[Exercise description]: Please set down all the lines beneath this one exactly, without the pictures.

[Source material]:
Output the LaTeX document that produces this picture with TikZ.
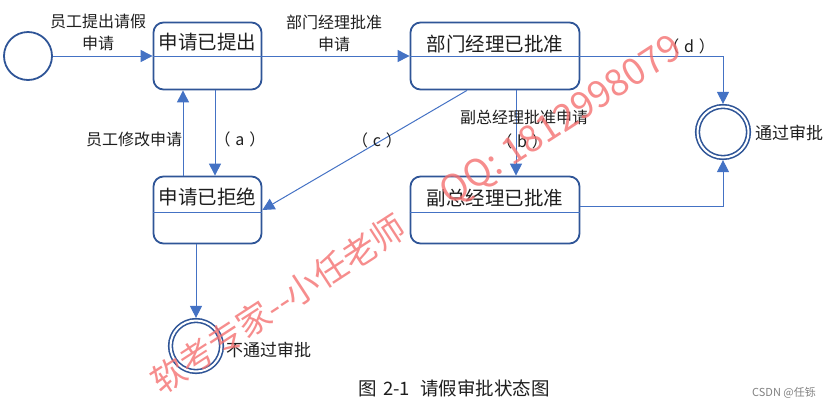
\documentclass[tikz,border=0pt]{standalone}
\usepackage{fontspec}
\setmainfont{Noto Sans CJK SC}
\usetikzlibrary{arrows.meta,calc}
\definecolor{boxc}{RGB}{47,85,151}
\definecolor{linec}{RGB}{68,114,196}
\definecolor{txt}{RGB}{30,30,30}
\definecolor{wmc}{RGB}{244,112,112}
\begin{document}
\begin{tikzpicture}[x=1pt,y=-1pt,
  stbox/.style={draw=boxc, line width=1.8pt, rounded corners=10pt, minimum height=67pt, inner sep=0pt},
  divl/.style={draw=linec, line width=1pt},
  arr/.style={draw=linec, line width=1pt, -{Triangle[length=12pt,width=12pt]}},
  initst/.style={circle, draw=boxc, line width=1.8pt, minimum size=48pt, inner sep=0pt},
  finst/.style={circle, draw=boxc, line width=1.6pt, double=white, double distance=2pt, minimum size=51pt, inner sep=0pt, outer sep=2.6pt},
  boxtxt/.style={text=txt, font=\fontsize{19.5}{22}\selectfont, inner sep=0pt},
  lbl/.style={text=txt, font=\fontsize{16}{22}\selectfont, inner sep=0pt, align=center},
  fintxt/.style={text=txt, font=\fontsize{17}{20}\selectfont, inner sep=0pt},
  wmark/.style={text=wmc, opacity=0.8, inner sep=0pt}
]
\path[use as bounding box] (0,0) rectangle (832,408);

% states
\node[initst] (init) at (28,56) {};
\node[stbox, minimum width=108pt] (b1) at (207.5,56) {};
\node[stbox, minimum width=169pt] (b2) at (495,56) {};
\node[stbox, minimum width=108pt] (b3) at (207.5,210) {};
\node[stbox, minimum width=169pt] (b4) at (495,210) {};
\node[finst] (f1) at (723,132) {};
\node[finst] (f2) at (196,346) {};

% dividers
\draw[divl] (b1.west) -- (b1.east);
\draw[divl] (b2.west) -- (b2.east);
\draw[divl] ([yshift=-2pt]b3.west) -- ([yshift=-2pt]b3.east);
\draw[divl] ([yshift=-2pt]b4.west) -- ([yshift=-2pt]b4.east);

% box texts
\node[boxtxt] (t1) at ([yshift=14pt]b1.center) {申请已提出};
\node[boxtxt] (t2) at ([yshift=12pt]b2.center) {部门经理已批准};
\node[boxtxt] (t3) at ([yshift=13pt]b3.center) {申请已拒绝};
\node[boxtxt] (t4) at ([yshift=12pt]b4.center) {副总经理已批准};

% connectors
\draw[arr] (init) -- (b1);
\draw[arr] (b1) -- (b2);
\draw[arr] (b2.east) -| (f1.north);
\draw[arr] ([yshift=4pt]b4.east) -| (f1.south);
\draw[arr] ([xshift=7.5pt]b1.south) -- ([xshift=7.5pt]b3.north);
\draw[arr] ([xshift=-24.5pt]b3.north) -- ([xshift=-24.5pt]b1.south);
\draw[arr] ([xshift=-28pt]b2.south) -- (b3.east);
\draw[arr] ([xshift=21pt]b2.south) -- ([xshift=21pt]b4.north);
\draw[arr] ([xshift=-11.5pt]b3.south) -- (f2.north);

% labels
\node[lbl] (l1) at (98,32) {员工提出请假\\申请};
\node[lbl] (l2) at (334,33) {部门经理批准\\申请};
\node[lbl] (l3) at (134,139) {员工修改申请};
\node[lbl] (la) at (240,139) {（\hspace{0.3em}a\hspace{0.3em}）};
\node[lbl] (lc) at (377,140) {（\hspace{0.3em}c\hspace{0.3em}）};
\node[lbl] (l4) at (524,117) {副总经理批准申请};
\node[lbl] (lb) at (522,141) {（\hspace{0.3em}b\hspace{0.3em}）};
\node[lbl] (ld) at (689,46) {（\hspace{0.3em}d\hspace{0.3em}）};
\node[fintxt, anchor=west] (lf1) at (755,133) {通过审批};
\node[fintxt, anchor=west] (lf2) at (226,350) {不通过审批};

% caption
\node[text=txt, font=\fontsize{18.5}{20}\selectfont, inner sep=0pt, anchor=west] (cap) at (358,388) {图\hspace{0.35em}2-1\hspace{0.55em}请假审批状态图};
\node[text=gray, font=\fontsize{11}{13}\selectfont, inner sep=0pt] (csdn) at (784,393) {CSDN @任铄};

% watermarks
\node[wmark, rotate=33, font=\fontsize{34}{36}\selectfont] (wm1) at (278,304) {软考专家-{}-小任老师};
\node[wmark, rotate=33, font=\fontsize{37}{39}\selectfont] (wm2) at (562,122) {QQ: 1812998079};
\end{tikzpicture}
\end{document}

[Exercise answer]:
Output the LaTeX document that produces this picture with TikZ.
\documentclass[tikz,border=0pt]{standalone}
\usepackage{fontspec}
\setmainfont{Noto Sans CJK SC}
\usetikzlibrary{arrows.meta,calc}
\definecolor{boxc}{RGB}{47,85,151}
\definecolor{linec}{RGB}{68,114,196}
\definecolor{txt}{RGB}{30,30,30}
\definecolor{wmc}{RGB}{244,112,112}
\begin{document}
\begin{tikzpicture}[x=1pt,y=-1pt,
  stbox/.style={draw=boxc, line width=1.8pt, rounded corners=10pt, minimum height=67pt, inner sep=0pt},
  divl/.style={draw=linec, line width=1pt},
  arr/.style={draw=linec, line width=1pt, -{Triangle[length=12pt,width=12pt]}},
  initst/.style={circle, draw=boxc, line width=1.8pt, minimum size=48pt, inner sep=0pt},
  finst/.style={circle, draw=boxc, line width=1.6pt, double=white, double distance=2pt, minimum size=51pt, inner sep=0pt, outer sep=2.6pt},
  boxtxt/.style={text=txt, font=\fontsize{19.5}{22}\selectfont, inner sep=0pt},
  lbl/.style={text=txt, font=\fontsize{16}{22}\selectfont, inner sep=0pt, align=center},
  fintxt/.style={text=txt, font=\fontsize{17}{20}\selectfont, inner sep=0pt},
  wmark/.style={text=wmc, opacity=0.8, inner sep=0pt}
]
\path[use as bounding box] (0,0) rectangle (832,408);

% states
\node[initst] (init) at (28,56) {};
\node[stbox, minimum width=108pt] (b1) at (207.5,56) {};
\node[stbox, minimum width=169pt] (b2) at (495,56) {};
\node[stbox, minimum width=108pt] (b3) at (207.5,210) {};
\node[stbox, minimum width=169pt] (b4) at (495,210) {};
\node[finst] (f1) at (723,132) {};
\node[finst] (f2) at (196,346) {};

% dividers
\draw[divl] (b1.west) -- (b1.east);
\draw[divl] (b2.west) -- (b2.east);
\draw[divl] ([yshift=-2pt]b3.west) -- ([yshift=-2pt]b3.east);
\draw[divl] ([yshift=-2pt]b4.west) -- ([yshift=-2pt]b4.east);

% box texts
\node[boxtxt] (t1) at ([yshift=14pt]b1.center) {申请已提出};
\node[boxtxt] (t2) at ([yshift=12pt]b2.center) {部门经理已批准};
\node[boxtxt] (t3) at ([yshift=13pt]b3.center) {申请已拒绝};
\node[boxtxt] (t4) at ([yshift=12pt]b4.center) {副总经理已批准};

% connectors
\draw[arr] (init) -- (b1);
\draw[arr] (b1) -- (b2);
\draw[arr] (b2.east) -| (f1.north);
\draw[arr] ([yshift=4pt]b4.east) -| (f1.south);
\draw[arr] ([xshift=7.5pt]b1.south) -- ([xshift=7.5pt]b3.north);
\draw[arr] ([xshift=-24.5pt]b3.north) -- ([xshift=-24.5pt]b1.south);
\draw[arr] ([xshift=-28pt]b2.south) -- (b3.east);
\draw[arr] ([xshift=21pt]b2.south) -- ([xshift=21pt]b4.north);
\draw[arr] ([xshift=-11.5pt]b3.south) -- (f2.north);

% labels
\node[lbl] (l1) at (98,32) {员工提出请假\\申请};
\node[lbl] (l2) at (334,33) {部门经理批准\\申请};
\node[lbl] (l3) at (134,139) {员工修改申请};
\node[lbl] (la) at (240,139) {（\hspace{0.3em}a\hspace{0.3em}）};
\node[lbl] (lc) at (377,140) {（\hspace{0.3em}c\hspace{0.3em}）};
\node[lbl] (l4) at (524,117) {副总经理批准申请};
\node[lbl] (lb) at (522,141) {（\hspace{0.3em}b\hspace{0.3em}）};
\node[lbl] (ld) at (689,46) {（\hspace{0.3em}d\hspace{0.3em}）};
\node[fintxt, anchor=west] (lf1) at (755,133) {通过审批};
\node[fintxt, anchor=west] (lf2) at (226,350) {不通过审批};

% caption
\node[text=txt, font=\fontsize{18.5}{20}\selectfont, inner sep=0pt, anchor=west] (cap) at (358,388) {图\hspace{0.35em}2-1\hspace{0.55em}请假审批状态图};
\node[text=gray, font=\fontsize{11}{13}\selectfont, inner sep=0pt] (csdn) at (784,393) {CSDN @任铄};

% watermarks
\node[wmark, rotate=33, font=\fontsize{34}{36}\selectfont] (wm1) at (278,304) {软考专家-{}-小任老师};
\node[wmark, rotate=33, font=\fontsize{37}{39}\selectfont] (wm2) at (562,122) {QQ: 1812998079};
\end{tikzpicture}
\end{document}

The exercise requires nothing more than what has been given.